= Exercise requirements =
From the first line of the data below through the line holding "moo3_hi = [0.132, 0.153, 0.075, 0.030]", output each line exactly and leave the pictures out.
# Start of Supplied information
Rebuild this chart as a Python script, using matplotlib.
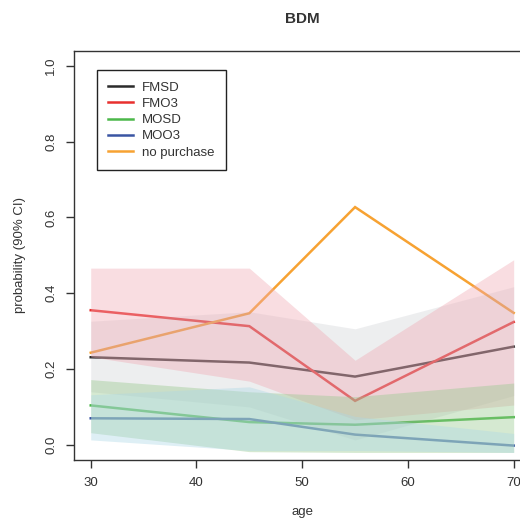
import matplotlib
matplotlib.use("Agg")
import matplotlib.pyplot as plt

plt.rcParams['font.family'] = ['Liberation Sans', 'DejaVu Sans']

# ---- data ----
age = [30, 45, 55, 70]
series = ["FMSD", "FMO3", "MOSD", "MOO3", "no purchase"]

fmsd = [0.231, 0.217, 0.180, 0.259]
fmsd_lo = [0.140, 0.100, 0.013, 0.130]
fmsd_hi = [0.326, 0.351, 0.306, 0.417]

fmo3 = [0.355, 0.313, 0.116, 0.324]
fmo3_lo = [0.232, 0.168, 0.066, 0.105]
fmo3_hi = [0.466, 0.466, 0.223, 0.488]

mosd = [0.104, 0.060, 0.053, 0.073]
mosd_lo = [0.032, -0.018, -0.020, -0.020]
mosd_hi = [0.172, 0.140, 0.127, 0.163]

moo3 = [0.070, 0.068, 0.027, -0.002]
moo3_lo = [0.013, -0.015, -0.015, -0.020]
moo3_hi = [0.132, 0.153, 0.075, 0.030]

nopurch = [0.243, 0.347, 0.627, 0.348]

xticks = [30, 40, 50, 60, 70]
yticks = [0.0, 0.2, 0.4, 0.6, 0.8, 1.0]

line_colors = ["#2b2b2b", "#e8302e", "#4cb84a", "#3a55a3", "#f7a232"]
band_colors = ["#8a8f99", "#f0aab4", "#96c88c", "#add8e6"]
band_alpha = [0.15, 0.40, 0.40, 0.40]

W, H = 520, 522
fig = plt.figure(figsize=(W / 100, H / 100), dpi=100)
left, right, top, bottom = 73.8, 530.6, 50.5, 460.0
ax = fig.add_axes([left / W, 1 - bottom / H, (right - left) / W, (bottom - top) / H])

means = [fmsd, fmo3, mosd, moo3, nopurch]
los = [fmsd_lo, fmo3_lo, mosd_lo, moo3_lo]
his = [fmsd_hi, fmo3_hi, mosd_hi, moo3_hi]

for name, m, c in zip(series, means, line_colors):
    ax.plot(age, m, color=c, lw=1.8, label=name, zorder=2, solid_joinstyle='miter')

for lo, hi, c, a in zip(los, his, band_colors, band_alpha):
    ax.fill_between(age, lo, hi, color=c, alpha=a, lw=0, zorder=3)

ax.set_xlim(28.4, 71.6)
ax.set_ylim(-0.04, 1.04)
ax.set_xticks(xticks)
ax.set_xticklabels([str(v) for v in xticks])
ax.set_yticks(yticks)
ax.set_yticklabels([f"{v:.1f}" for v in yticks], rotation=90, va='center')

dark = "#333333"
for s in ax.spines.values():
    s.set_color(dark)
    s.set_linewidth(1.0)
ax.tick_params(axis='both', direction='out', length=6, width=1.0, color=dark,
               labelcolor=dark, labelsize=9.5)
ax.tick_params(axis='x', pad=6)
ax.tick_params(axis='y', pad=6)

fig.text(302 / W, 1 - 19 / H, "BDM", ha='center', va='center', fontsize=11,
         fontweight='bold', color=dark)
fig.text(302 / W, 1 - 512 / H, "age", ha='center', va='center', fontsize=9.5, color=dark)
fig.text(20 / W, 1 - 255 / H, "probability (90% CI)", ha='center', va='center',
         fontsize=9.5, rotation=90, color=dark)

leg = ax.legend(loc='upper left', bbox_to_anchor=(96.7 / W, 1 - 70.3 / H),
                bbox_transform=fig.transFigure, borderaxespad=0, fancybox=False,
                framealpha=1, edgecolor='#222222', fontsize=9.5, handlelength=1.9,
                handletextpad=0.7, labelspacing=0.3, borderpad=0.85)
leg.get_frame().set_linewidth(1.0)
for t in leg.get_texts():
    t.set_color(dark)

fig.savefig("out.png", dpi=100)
# End of Supplied information
= Finished answer =
Rebuild this chart as a Python script, using matplotlib.
import matplotlib
matplotlib.use("Agg")
import matplotlib.pyplot as plt

plt.rcParams['font.family'] = ['Liberation Sans', 'DejaVu Sans']

# ---- data ----
age = [30, 45, 55, 70]
series = ["FMSD", "FMO3", "MOSD", "MOO3", "no purchase"]

fmsd = [0.231, 0.217, 0.180, 0.259]
fmsd_lo = [0.140, 0.100, 0.013, 0.130]
fmsd_hi = [0.326, 0.351, 0.306, 0.417]

fmo3 = [0.355, 0.313, 0.116, 0.324]
fmo3_lo = [0.232, 0.168, 0.066, 0.105]
fmo3_hi = [0.466, 0.466, 0.223, 0.488]

mosd = [0.104, 0.060, 0.053, 0.073]
mosd_lo = [0.032, -0.018, -0.020, -0.020]
mosd_hi = [0.172, 0.140, 0.127, 0.163]

moo3 = [0.070, 0.068, 0.027, -0.002]
moo3_lo = [0.013, -0.015, -0.015, -0.020]
moo3_hi = [0.132, 0.153, 0.075, 0.030]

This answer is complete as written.